Print exactly the lines from the first one down to the line that contains "1.56, 1.54];", both included, and skip the pictures.

════

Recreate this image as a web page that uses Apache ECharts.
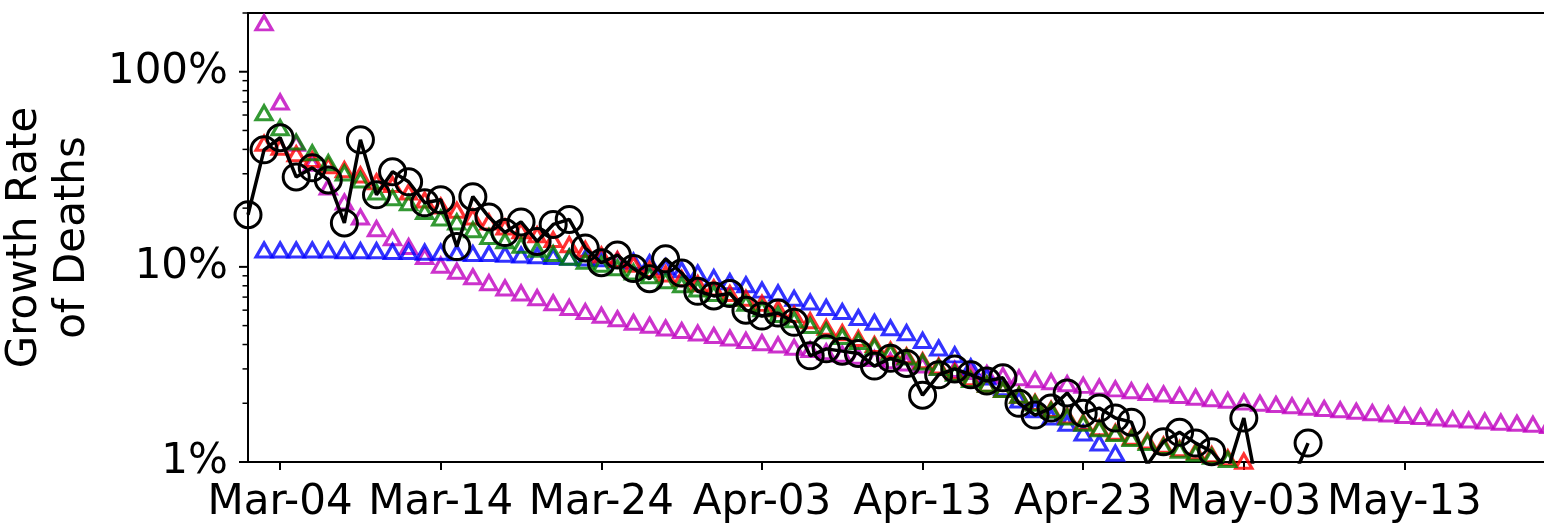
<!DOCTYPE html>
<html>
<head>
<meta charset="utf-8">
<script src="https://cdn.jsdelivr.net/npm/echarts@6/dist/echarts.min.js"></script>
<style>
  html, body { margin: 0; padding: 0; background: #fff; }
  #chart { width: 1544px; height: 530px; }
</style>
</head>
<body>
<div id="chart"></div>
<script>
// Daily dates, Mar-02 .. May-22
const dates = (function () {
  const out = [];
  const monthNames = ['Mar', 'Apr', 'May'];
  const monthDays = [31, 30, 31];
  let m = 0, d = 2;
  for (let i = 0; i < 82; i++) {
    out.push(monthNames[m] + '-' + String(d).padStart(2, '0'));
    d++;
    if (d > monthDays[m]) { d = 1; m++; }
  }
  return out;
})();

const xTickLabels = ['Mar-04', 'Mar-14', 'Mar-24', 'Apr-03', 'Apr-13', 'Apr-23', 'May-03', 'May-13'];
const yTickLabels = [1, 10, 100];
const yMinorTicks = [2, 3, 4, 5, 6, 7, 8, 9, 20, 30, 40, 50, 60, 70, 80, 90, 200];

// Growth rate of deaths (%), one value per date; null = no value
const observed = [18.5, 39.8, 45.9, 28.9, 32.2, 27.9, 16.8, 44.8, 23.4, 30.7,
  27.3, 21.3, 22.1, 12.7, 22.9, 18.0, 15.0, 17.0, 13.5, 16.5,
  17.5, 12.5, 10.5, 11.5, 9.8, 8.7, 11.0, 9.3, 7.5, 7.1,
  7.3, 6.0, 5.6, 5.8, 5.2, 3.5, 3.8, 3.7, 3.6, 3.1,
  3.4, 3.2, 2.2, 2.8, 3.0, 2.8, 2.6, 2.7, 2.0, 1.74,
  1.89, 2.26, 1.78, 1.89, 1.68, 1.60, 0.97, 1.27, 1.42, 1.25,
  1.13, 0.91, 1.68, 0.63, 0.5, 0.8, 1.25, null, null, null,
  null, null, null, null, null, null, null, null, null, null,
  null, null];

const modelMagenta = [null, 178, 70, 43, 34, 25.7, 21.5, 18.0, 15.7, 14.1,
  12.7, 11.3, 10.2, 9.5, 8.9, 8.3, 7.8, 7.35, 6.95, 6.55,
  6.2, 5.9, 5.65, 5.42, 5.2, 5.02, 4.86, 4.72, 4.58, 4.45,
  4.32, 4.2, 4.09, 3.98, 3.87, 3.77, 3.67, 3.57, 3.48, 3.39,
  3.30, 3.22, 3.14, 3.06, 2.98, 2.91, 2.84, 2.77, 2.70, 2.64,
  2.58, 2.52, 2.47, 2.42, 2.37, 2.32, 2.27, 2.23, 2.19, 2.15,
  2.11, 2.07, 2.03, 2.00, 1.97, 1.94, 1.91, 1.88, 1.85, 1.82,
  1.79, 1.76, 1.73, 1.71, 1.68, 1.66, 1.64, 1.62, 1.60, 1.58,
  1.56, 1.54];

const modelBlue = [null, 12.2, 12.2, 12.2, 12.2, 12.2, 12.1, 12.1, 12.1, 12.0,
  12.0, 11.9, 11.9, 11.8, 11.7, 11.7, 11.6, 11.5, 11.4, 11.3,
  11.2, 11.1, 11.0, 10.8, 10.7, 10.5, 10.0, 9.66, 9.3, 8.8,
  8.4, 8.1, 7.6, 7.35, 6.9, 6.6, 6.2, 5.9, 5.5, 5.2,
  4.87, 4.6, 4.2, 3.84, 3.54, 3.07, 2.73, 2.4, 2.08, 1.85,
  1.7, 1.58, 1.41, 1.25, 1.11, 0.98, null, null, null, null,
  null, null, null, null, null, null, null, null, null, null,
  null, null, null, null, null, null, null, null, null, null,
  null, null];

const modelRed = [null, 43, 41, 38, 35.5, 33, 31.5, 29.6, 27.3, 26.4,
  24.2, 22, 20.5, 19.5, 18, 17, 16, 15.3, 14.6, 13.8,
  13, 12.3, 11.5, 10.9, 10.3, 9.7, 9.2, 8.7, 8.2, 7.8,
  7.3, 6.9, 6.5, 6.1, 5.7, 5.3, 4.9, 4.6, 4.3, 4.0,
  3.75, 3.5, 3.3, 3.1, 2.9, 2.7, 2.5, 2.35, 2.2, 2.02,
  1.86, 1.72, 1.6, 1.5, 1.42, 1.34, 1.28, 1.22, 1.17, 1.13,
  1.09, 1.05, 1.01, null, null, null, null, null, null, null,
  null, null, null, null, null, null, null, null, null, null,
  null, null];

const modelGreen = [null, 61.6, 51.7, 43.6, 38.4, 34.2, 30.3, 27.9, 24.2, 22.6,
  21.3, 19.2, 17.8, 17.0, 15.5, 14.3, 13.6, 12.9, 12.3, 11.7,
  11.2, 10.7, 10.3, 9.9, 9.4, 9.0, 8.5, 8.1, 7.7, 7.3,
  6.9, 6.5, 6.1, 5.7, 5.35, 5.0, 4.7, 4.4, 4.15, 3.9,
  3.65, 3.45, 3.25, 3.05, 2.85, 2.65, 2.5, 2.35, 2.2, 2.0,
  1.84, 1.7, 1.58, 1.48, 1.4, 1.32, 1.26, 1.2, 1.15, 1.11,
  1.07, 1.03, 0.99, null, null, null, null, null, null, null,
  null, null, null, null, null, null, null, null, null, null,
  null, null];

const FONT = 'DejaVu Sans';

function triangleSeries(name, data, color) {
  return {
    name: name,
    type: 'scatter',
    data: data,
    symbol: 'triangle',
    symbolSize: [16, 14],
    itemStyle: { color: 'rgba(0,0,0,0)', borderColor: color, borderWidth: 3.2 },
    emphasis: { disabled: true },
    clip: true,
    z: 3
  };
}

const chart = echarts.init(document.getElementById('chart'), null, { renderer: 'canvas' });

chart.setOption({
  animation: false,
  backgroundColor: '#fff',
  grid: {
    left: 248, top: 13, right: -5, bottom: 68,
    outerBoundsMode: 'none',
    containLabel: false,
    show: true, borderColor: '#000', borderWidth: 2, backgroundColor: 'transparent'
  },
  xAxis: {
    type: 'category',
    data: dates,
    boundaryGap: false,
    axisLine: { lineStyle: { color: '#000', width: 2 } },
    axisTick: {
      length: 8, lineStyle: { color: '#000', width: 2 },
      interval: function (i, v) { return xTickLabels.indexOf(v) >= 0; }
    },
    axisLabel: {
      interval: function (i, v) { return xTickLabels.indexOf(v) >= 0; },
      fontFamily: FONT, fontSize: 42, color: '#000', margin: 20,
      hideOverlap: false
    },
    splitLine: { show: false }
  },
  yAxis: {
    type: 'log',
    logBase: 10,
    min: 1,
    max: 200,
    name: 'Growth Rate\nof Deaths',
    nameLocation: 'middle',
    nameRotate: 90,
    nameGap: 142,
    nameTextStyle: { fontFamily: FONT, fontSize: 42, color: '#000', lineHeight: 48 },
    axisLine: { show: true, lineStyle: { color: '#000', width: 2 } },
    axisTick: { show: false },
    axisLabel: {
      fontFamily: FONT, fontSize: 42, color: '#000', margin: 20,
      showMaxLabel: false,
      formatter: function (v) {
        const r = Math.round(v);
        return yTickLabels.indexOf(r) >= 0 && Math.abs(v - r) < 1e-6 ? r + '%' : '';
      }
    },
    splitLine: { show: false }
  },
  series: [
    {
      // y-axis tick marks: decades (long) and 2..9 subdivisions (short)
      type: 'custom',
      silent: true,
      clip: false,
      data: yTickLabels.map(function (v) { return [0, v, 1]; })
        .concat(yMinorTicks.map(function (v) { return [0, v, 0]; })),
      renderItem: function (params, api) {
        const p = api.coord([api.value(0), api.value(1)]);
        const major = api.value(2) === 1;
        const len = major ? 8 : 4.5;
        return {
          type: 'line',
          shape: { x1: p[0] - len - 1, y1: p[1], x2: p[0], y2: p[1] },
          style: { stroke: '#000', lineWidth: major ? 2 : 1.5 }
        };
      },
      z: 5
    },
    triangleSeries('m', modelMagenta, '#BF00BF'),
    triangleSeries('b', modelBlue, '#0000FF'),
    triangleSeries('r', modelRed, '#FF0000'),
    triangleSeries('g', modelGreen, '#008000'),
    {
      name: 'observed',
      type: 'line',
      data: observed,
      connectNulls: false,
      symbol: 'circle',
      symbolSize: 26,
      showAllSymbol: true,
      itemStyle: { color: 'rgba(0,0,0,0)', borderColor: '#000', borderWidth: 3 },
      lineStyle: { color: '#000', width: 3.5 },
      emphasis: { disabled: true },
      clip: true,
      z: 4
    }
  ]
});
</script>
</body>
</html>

════

# TASK SOLUTION:
Recreate this image as a web page that uses Apache ECharts.
<!DOCTYPE html>
<html>
<head>
<meta charset="utf-8">
<script src="https://cdn.jsdelivr.net/npm/echarts@6/dist/echarts.min.js"></script>
<style>
  html, body { margin: 0; padding: 0; background: #fff; }
  #chart { width: 1544px; height: 530px; }
</style>
</head>
<body>
<div id="chart"></div>
<script>
// Daily dates, Mar-02 .. May-22
const dates = (function () {
  const out = [];
  const monthNames = ['Mar', 'Apr', 'May'];
  const monthDays = [31, 30, 31];
  let m = 0, d = 2;
  for (let i = 0; i < 82; i++) {
    out.push(monthNames[m] + '-' + String(d).padStart(2, '0'));
    d++;
    if (d > monthDays[m]) { d = 1; m++; }
  }
  return out;
})();

const xTickLabels = ['Mar-04', 'Mar-14', 'Mar-24', 'Apr-03', 'Apr-13', 'Apr-23', 'May-03', 'May-13'];
const yTickLabels = [1, 10, 100];
const yMinorTicks = [2, 3, 4, 5, 6, 7, 8, 9, 20, 30, 40, 50, 60, 70, 80, 90, 200];

// Growth rate of deaths (%), one value per date; null = no value
const observed = [18.5, 39.8, 45.9, 28.9, 32.2, 27.9, 16.8, 44.8, 23.4, 30.7,
  27.3, 21.3, 22.1, 12.7, 22.9, 18.0, 15.0, 17.0, 13.5, 16.5,
  17.5, 12.5, 10.5, 11.5, 9.8, 8.7, 11.0, 9.3, 7.5, 7.1,
  7.3, 6.0, 5.6, 5.8, 5.2, 3.5, 3.8, 3.7, 3.6, 3.1,
  3.4, 3.2, 2.2, 2.8, 3.0, 2.8, 2.6, 2.7, 2.0, 1.74,
  1.89, 2.26, 1.78, 1.89, 1.68, 1.60, 0.97, 1.27, 1.42, 1.25,
  1.13, 0.91, 1.68, 0.63, 0.5, 0.8, 1.25, null, null, null,
  null, null, null, null, null, null, null, null, null, null,
  null, null];

const modelMagenta = [null, 178, 70, 43, 34, 25.7, 21.5, 18.0, 15.7, 14.1,
  12.7, 11.3, 10.2, 9.5, 8.9, 8.3, 7.8, 7.35, 6.95, 6.55,
  6.2, 5.9, 5.65, 5.42, 5.2, 5.02, 4.86, 4.72, 4.58, 4.45,
  4.32, 4.2, 4.09, 3.98, 3.87, 3.77, 3.67, 3.57, 3.48, 3.39,
  3.30, 3.22, 3.14, 3.06, 2.98, 2.91, 2.84, 2.77, 2.70, 2.64,
  2.58, 2.52, 2.47, 2.42, 2.37, 2.32, 2.27, 2.23, 2.19, 2.15,
  2.11, 2.07, 2.03, 2.00, 1.97, 1.94, 1.91, 1.88, 1.85, 1.82,
  1.79, 1.76, 1.73, 1.71, 1.68, 1.66, 1.64, 1.62, 1.60, 1.58,
  1.56, 1.54];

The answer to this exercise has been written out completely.